Last month, the Maine Socialist Party held its founding convention. Members of the Socialist Party USA had already established two local chapters in the state, one for Southern Maine and Eastern Maine respectively. Now, those chapters have united into a statewide organization dedicated to fighting for a future of social, economic, and environmental justice.
In a recent column published in the Koch Brothers-funded Maine Wire, John Frary opined on the newly formed Socialist Party (SP) of Maine, imagining the founding convention as a gathering of “cranks…vegetarians, sandal-wearers, nudists…birth-control fanatics…climate-control fanatics and associated eco-weirdos.” Despite, by his own admission, having neither attended the convention nor any local meetings, nor interviewed any party members, Frary feels comfortable dismissing the entire organization as a bunch of “cranks.” Frary’s column, which is thoroughly devoid of substance, contains no criticism of the SP’s actual activities or platform but consists entirely of such ad-hominem attacks on individuals he has never met.
Frary’s column is a particularly sad example of the low state of public discourse in America today, but this kind of vicious attack is unsurprising, especially when we consider its source.

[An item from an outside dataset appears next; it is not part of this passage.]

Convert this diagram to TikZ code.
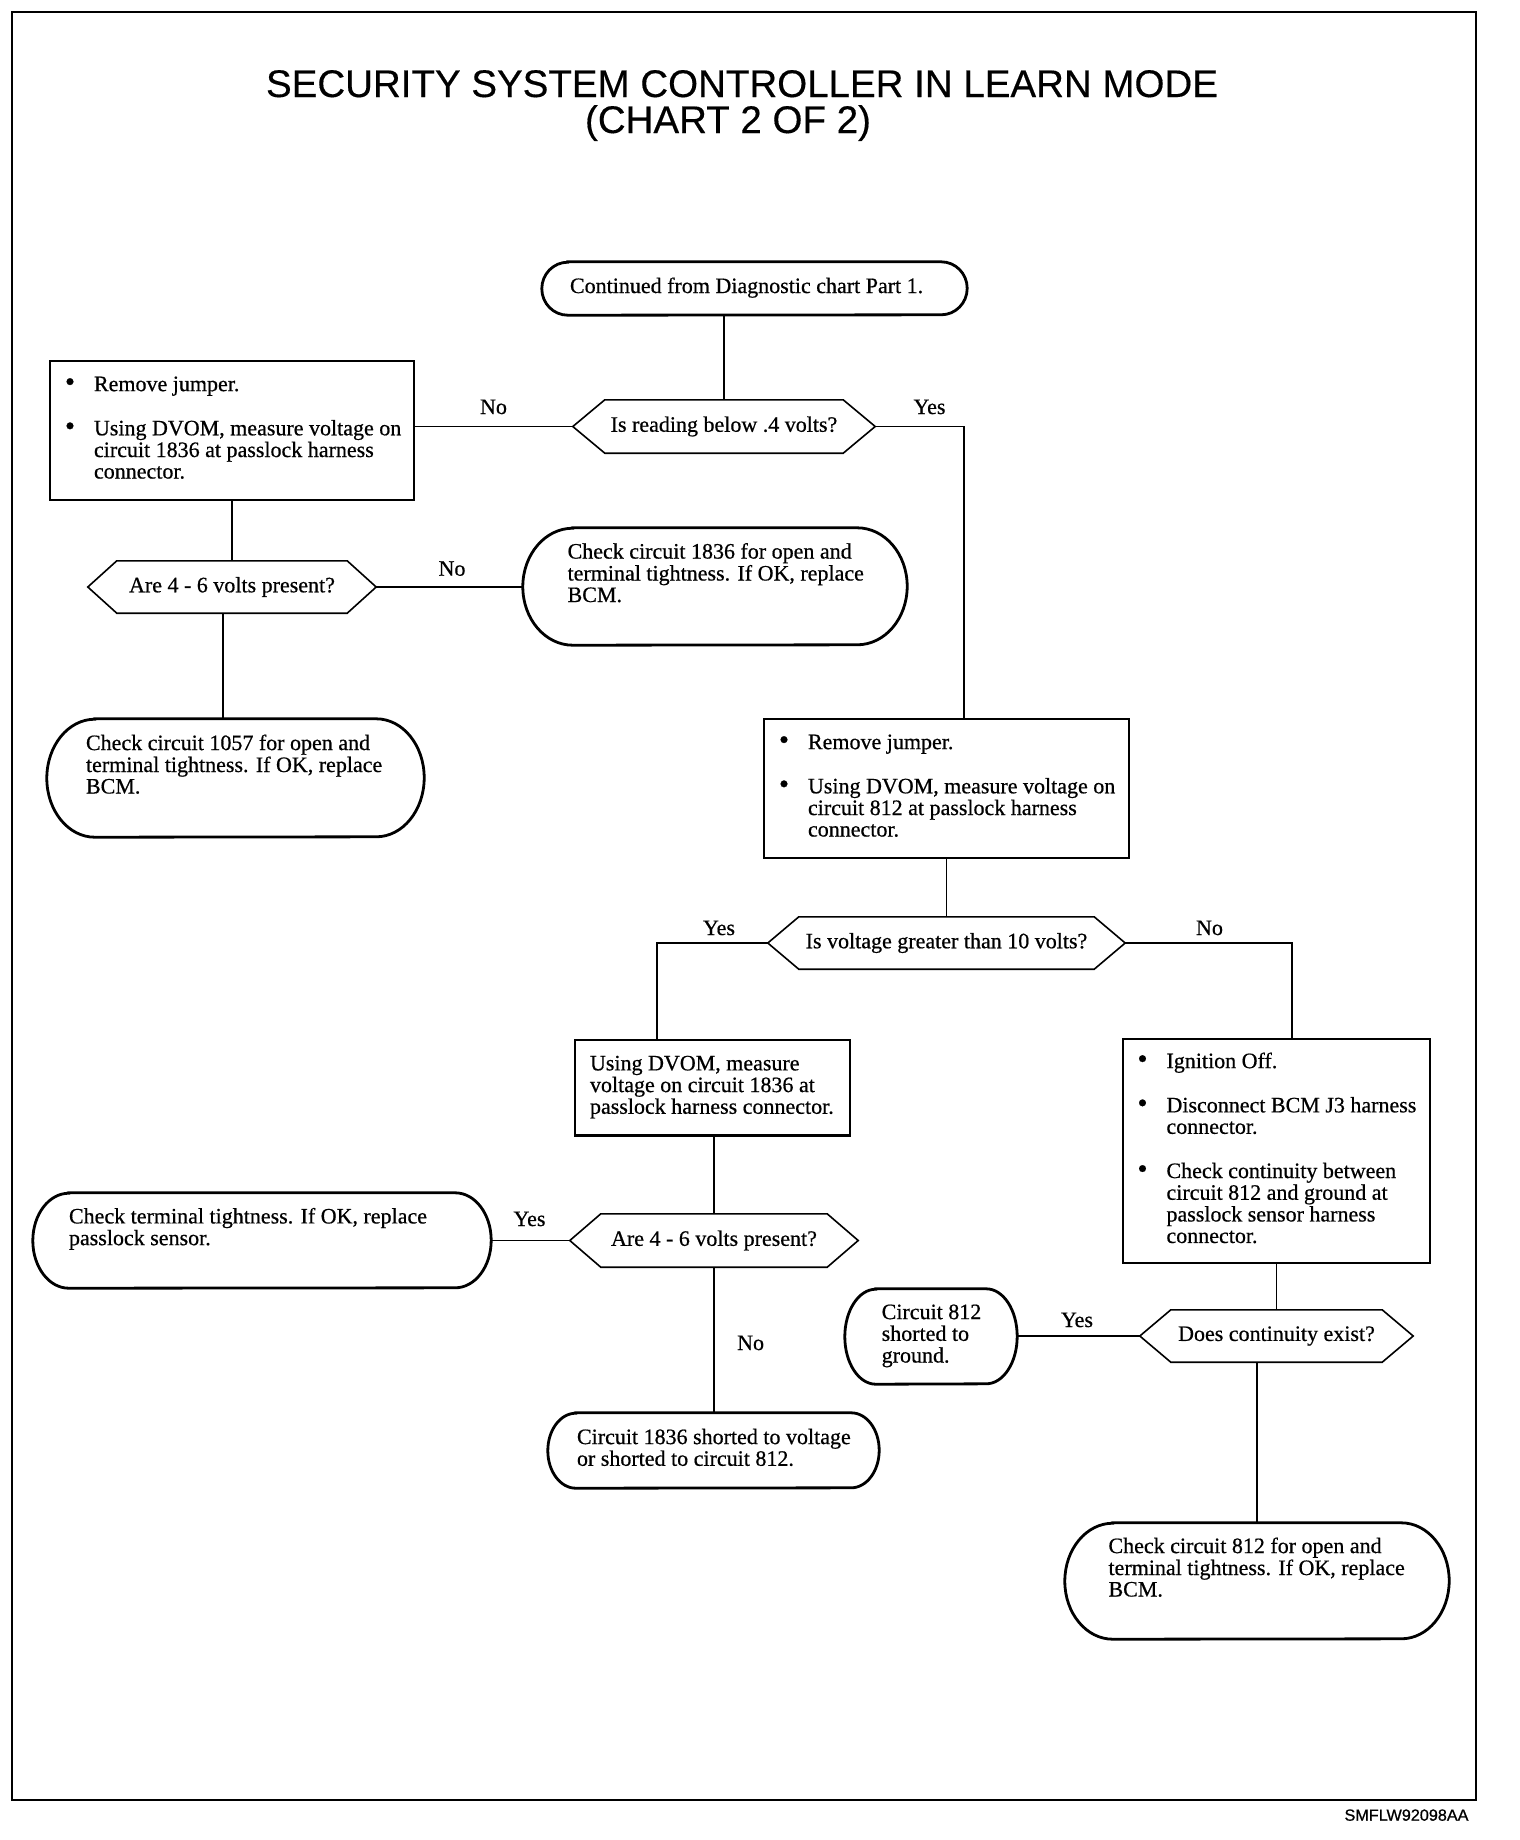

The Maine Wire is published by the Maine Heritage Policy Center, a think tank established to promote the interests of big corporations and wealthy elites. Among the big-money financiers of the Maine Heritage Policy Center is the Cato Institute, a group co-founded by infamous billionaire Charles Koch and dedicated to advancing the ideological agenda of the super-rich. This agenda, which disguises itself with wholesome words like “heritage” and “freedom,” centers around tax cuts for the super-rich; destruction of regulations to protect consumers, workers, and the environment; and the privatization of public services like education and healthcare.

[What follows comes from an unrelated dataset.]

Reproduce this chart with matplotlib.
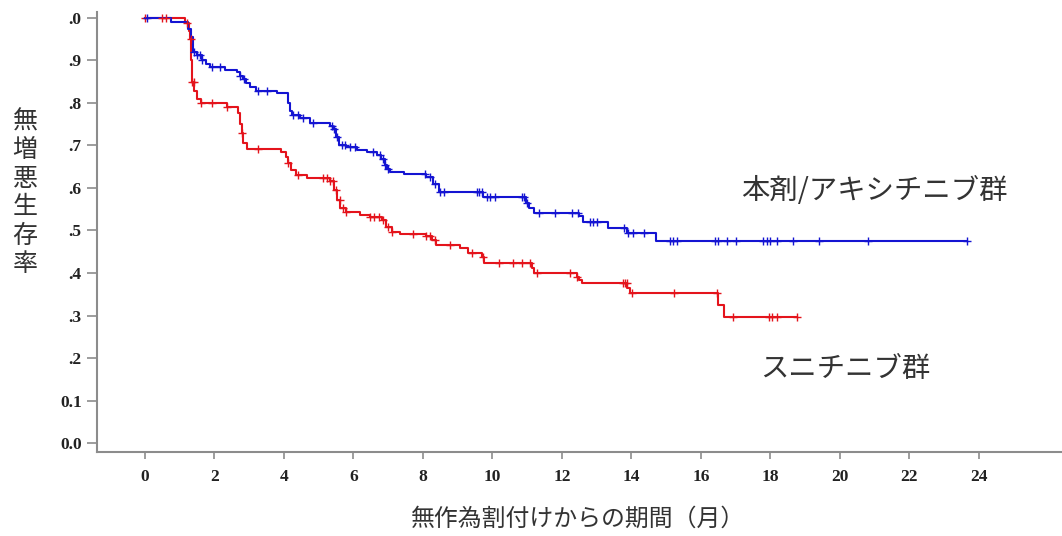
import numpy as np
import matplotlib.pyplot as plt

plt.rcParams["font.family"] = ["Noto Sans CJK JP", "DejaVu Sans"]

# =========================
# データ
# =========================

# 本剤/アキシチニブ群：イベント時点（月）と生存率
axi_t = [0, 0.75, 1.25, 1.32, 1.38, 1.5, 1.63, 1.75, 1.87, 2.3, 2.64, 2.73,
         2.82, 2.92, 3.02, 3.2, 3.79, 4.12, 4.18, 4.22, 4.46, 4.75, 5.32,
         5.42, 5.5, 5.58, 5.8, 6.1, 6.4, 6.67, 6.8, 6.9, 6.96, 7.05, 7.45,
         8.1, 8.3, 8.45, 9.74, 10.98, 11.05, 11.2, 12.5, 12.6, 13.33, 13.86,
         14.72]
axi_s = [1.0, 0.991, 0.975, 0.955, 0.92, 0.912, 0.901, 0.892, 0.884, 0.878,
         0.872, 0.864, 0.856, 0.846, 0.838, 0.829, 0.823, 0.80, 0.78, 0.772,
         0.764, 0.752, 0.746, 0.738, 0.72, 0.701, 0.696, 0.689, 0.684, 0.678,
         0.668, 0.655, 0.645, 0.638, 0.632, 0.625, 0.61, 0.591, 0.578, 0.564,
         0.552, 0.542, 0.533, 0.521, 0.505, 0.493, 0.476]
axi_end = 23.65
axi_cens = [0.05, 1.42, 1.5, 1.58, 1.65, 1.92, 2.16, 2.75, 2.85, 3.25, 3.5,
            4.25, 4.4, 4.55, 4.84, 5.37, 5.45, 5.52, 5.66, 5.75, 5.9, 6.04,
            6.55, 6.76, 6.85, 6.92, 6.99, 8.06, 8.2, 8.35, 8.5, 8.6, 9.55,
            9.62, 9.7, 9.84, 9.93, 10.07, 10.85, 10.92, 10.99, 11.35, 11.8,
            12.3, 12.45, 12.8, 12.9, 13.0, 13.8, 13.9, 14.05, 14.35, 15.1,
            15.2, 15.3, 16.4, 16.5, 16.75, 17.0, 17.8, 17.9, 18.0, 18.2,
            18.65, 19.4, 20.8, 23.65]

# スニチニブ群
sun_t = [0, 1.15, 1.27, 1.3, 1.33, 1.36, 1.42, 1.49, 1.6, 2.35, 2.68, 2.74,
         2.78, 2.83, 2.93, 3.93, 4.05, 4.12, 4.2, 4.36, 4.65, 5.32, 5.45,
         5.52, 5.62, 5.8, 6.19, 6.47, 6.81, 6.95, 7.1, 7.34, 8.1, 8.25, 8.38,
         9.07, 9.3, 9.69, 9.75, 11.13, 11.19, 12.42, 12.5, 12.57, 13.88,
         13.96, 16.5, 16.66]
sun_s = [1.0, 0.988, 0.97, 0.95, 0.90, 0.85, 0.827, 0.809, 0.799, 0.790,
         0.776, 0.75, 0.729, 0.705, 0.691, 0.685, 0.674, 0.658, 0.642, 0.631,
         0.623, 0.617, 0.595, 0.572, 0.552, 0.544, 0.536, 0.531, 0.525, 0.509,
         0.497, 0.492, 0.486, 0.478, 0.466, 0.458, 0.446, 0.437, 0.423, 0.411,
         0.401, 0.391, 0.384, 0.376, 0.364, 0.352, 0.325, 0.296]
sun_end = 18.76
sun_cens = [0.0, 0.48, 0.62, 1.2, 1.32, 1.36, 1.4, 1.6, 1.92, 2.35, 2.78,
            3.26, 4.12, 4.41, 5.13, 5.23, 5.32, 5.42, 5.5, 5.6, 5.7, 5.8,
            6.47, 6.6, 6.75, 6.85, 7.0, 7.1, 7.7, 8.1, 8.2, 8.35, 8.78, 9.4,
            9.73, 10.2, 10.6, 10.85, 11.08, 11.28, 12.23, 12.43, 13.75,
            13.82, 13.87, 14.01, 15.22, 16.46, 16.92, 17.95, 18.05, 18.2,
            18.76]

y_ticks = [0.0, 0.1, 0.2, 0.3, 0.4, 0.5, 0.6, 0.7, 0.8, 0.9, 1.0]
y_labels = ["0.0", "0.1", ".2", ".3", ".4", ".5", ".6", ".7", ".8", ".9", ".0"]
x_ticks = [0, 2, 4, 6, 8, 10, 12, 14, 16, 18, 20, 22, 24]

label_axi = "本剤/アキシチニブ群"
label_sun = "スニチニブ群"
x_title = "無作為割付けからの期間（月）"
y_title = "無増悪生存率"


# =========================
# 描画
# =========================

fig = plt.figure(figsize=(10.62, 5.36), dpi=100)
ax = fig.add_axes([0.0913, 0.1567, 0.9087, 0.821])


def draw_km(t, s, end, cens, color):
    t = np.asarray(t)
    s = np.asarray(s)
    ax.step(np.r_[t, end], np.r_[s, s[-1]], where="post",
            color=color, lw=1.5, zorder=3)
    idx = np.searchsorted(t, cens, side="right") - 1
    ax.plot(cens, s[idx], ls="none", marker="+", ms=6, mew=1.0,
            color=color, zorder=4)


draw_km(sun_t, sun_s, sun_end, sun_cens, "#e4141c")
draw_km(axi_t, axi_s, axi_end, axi_cens, "#1414d2")

ax.set_xlim(-1.38, 26.39)
ax.set_ylim(-0.021, 1.014)

for side in ["top", "right"]:
    ax.spines[side].set_visible(False)
for side in ["left", "bottom"]:
    ax.spines[side].set_color("#8c8c8c")
    ax.spines[side].set_linewidth(1.5)

tick_font = dict(family="Liberation Serif", weight="bold", size=12.5)

ax.set_yticks(y_ticks)
ax.set_yticklabels(y_labels, fontdict=tick_font)
ax.set_xticks(x_ticks)
ax.set_xticklabels([str(v) for v in x_ticks], fontdict=tick_font)

ax.tick_params(axis="y", length=7, width=1.2, color="#8c8c8c", pad=4,
               labelcolor="#222222")
ax.tick_params(axis="x", length=5, width=1.2, color="#8c8c8c", pad=7,
               labelcolor="#222222")

# 軸タイトル
fig.text(578 / 1062, 1 - 519 / 536, x_title, ha="center", va="center",
         fontsize=17.2, color="#333333")
fig.text(25 / 1062, 1 - 193 / 536, "\n".join(y_title), ha="center",
         va="center", fontsize=18, color="#333333", linespacing=1.12)

# 群ラベル
ax.text(21.0, 0.592, label_axi, ha="center", va="center",
        fontsize=20.4, color="#333333")
ax.text(20.14, 0.174, label_sun, ha="center", va="center",
        fontsize=20.4, color="#333333")

fig.savefig("out.png", dpi=100)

It’s not hard to see why millionaires and bollionaires are in favor of such an agenda – it directly benefits their class interests. That’s why they invest money into publications like the Maine Wire, which devotes its pages to attacking anything which is good for the rest of us poor, working class, and middle class folks – things like single payer healthcare, a raise in the minimum wage, higher taxes on the rich to pay for infrastructure and education, or, in this case, the foundation of a grassroots political party. Without citing any reason or evidence, Frary labels the Maine SP “big government cultists” who believe that “democracy is too important to be left to the people.” In reality, the Maine SP’s vision of socialism is one of democratic control over the economy; that is to say, taking economic power away from banks, corporations, the rich, and their cronies in the capitalist government, and giving that power to ordinary people and local communities. This is precisely the opposite of “big government,” a bogeyman phrase used by the defenders of the ruling class to shut down discussions on alternatives to capitalism.
In his column, Frary implies that the Maine SP is out of touch with the struggles of ordinary folks of Maine. It is, of course, the epitome of irony that a mouthpiece for out-of-state billionaires would make this accusation against anyone, but that’s beside the point. The recent actions of the Maine SP speak for themselves. Socialist Party members have shown their solidarity with the LGBT+ community at June’s pride events in Portland and Bangor, with the Penobscot Nation at a recent rally for tribal sovereignty and water justice, with citizens in Augusta demanding action on climate change, and with workers in Bangor fighting for expanded access to public transportation. The Socialist Party has worked with grassroots organizations to build community gardens in low-income neighborhoods, and stood on the picket line with AT&T workers when they went on strike in May to demand a decent contract.
Now, with statewide organization and a rapidly growing membership of energetic activists, much more is on the horizon. The Maine SP plans to run serious electoral campaigns in 2018, with the goal of talking to Mainers about socialism and building a broad, organized movement of poor and working class families, indigenous communities, students, immigrants, the elderly, the disabled, all marginalized and oppressed people, and anyone who shares our vision of a future based on cooperation, democracy, peace, and freedom.